By: Beth Jensen, Outdoor Industry Association Tuesday, March 1, 2011 marked a major milestone for collaborative, private sector initiatives: the unveiling of the Sustainable Apparel Coalition, a group of global apparel and footwear companies committed to reducing the environmental and social impacts of their products.

This announcement was immensely gratifying for the nearly 200 outdoor products companies that have spent thousands of hours over the past three years – often outside of their defined job responsibilities – helping develop the outdoor industry Eco Index. For this body of work to be adopted by the Apparel Coalition – a group which includes Nike, H&M, Target, Gap, and Walmart along with Outdoor Industry Association members such as Patagonia, Timberland, and REI, among others – is a testament to the outdoor industry’s thought leadership in sustainability. But it is also proof of the success of the groundbreaking model employed to create the Eco Index: pre-competitive, transparent, open-source collaboration among companies that are typically competitors.

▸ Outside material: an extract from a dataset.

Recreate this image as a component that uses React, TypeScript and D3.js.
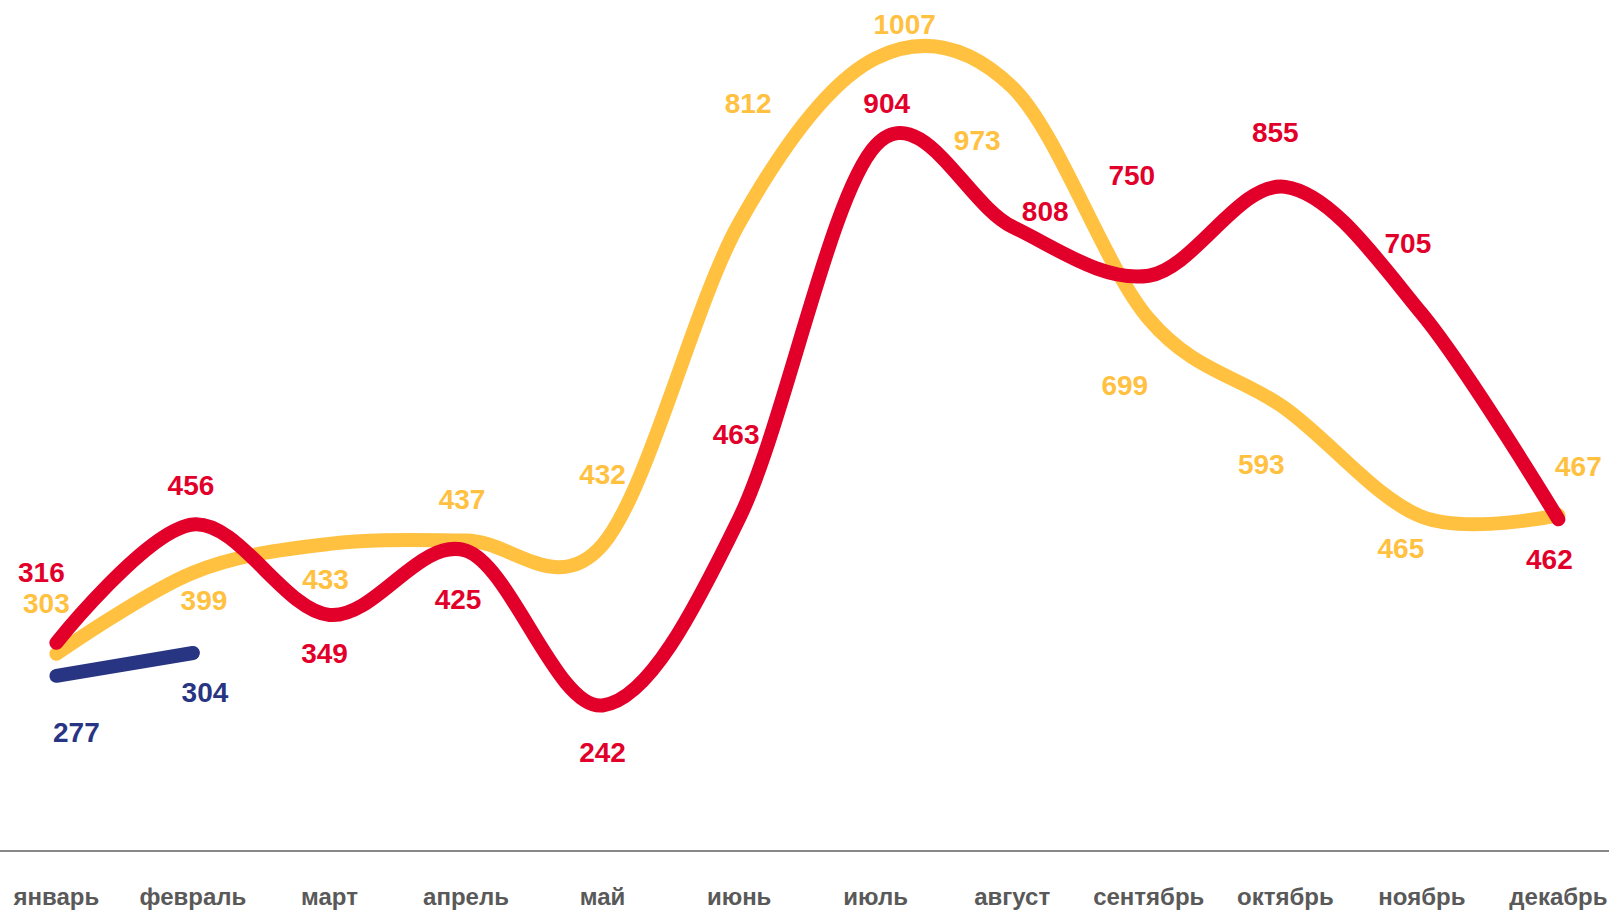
import React from "react";
import { scalePoint, scaleLinear, line, curveCardinal } from "d3";

const months = [
  "январь", "февраль", "март", "апрель", "май", "июнь",
  "июль", "август", "сентябрь", "октябрь", "ноябрь", "декабрь",
];

// three years, the newest one only has two months so far
const redValues = [316, 456, 349, 425, 242, 463, 904, 808, 750, 855, 705, 462];
const yellowValues = [303, 399, 433, 437, 432, 812, 1007, 973, 699, 593, 465, 467];
const blueValues = [277, 304];

// label nudges around each point (dx, dy)
const redLabelShift = [
  [-15, -70], [-2, -39], [-5, 39], [-8, 49], [0, 47], [-3, -84],
  [11, -42], [33, -15], [-17, -100], [-10, -54], [-14, -70], [-9, 40],
];
const yellowLabelShift = [
  [-10, -50], [11, 28], [-4, 36], [-4, -41], [0, -70], [9, -120],
  [29, -34], [-35, 53], [-24, 67], [-24, 56], [-21, 32], [20, -49],
];
const blueLabelShift = [[20, 57], [12, 39]];

const W = 1609;
const H = 910;

const RED = "#E2002B";
const YELLOW = "#FFC13F";
const BLUE = "#283583";

const App: React.FC = () => {
  const x = scalePoint<string>().domain(months).range([56.4, 1558.4]);
  const y = scaleLinear().domain([0, 1000]).range([910.2, 64.2]);
  const axisY = y(70);

  const path = line<number>()
    .x((d, i) => x(months[i]) as number)
    .y((d) => y(d))
    .curve(curveCardinal.tension(0));

  const series = [
    { values: yellowValues, color: YELLOW, shift: yellowLabelShift },
    { values: redValues, color: RED, shift: redLabelShift },
    { values: blueValues, color: BLUE, shift: blueLabelShift },
  ];

  return (
    <div style={{ position: "fixed", left: 0, top: 0, background: "#fff" }}>
      <svg width={W} height={H} style={{ display: "block" }}>
        <line x1={0} x2={W} y1={axisY} y2={axisY} stroke="#888" strokeWidth={2} />
        {series.map((s, k) => (
          <path
            key={`line${k}`}
            d={path(s.values) || ""}
            fill="none"
            stroke={s.color}
            strokeWidth={14}
            strokeLinecap="round"
            strokeLinejoin="round"
          />
        ))}
        {series.map((s, k) =>
          s.values.map((v, i) => (
            <text
              key={`lab${k}-${i}`}
              x={(x(months[i]) as number) + s.shift[i][0]}
              y={y(v) + s.shift[i][1]}
              textAnchor="middle"
              dominantBaseline="central"
              fill={s.color}
              fontFamily="Liberation Sans, Arial, sans-serif"
              fontWeight="bold"
              fontSize={28}
            >
              {v}
            </text>
          ))
        )}
        {months.map((m) => (
          <text
            key={m}
            x={x(m)}
            y={905}
            textAnchor="middle"
            fill="#595959"
            fontFamily="Liberation Sans, Arial, sans-serif"
            fontWeight="bold"
            fontSize={24}
          >
            {m}
          </text>
        ))}
      </svg>
    </div>
  );
};

export default App;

The outdoor industry is uniquely positioned to pioneer this type of collaborative approach to achieve sustainability improvement. The success of the outdoor industry is intrinsically tied to the health of the planet, and in addition, a disproportionately large number of people who work for outdoor companies do so because they are themselves passionate about spending time outdoors – both factors which create a conducive environment for coming together to advance sustainable business practices within the industry.

I also give credit to the brands and retailers of the Apparel Coalition who have been thinking about and implementing their own sustainability initiatives for some time and have recognized that the only path to real worldwide sustainability improvement is to walk with their industry peers and together use their influence in the supply chain to effect large-scale change.

The first step for other industries looking to mirror the success of the outdoor and apparel sectors is to toss the notion of “sustainability as competitive advantage” out the window. When the Eco Index effort began in 2007, Timberland, REI, GoLite, and a number of other outdoor companies had already done significant work within their own companies on sustainability measurement and/or labeling systems for their own products (i.e. Timberland’s Green Index). It would have been easy for these companies to treat the frameworks and methodologies they had already developed as proprietary. But instead, they became active participants in the Eco Index development process, openly sharing their learnings to help create a robust, credible industry-wide Index.

Only when stakeholders are willing to treat sustainability as a global imperative rather than an opportunity for competitive advantage will collaboration become possible. The outdoor industry, and now, the Apparel Coalition, are proof that a collaborative model can be used to achieve real, scalable shifts toward more responsible business practices.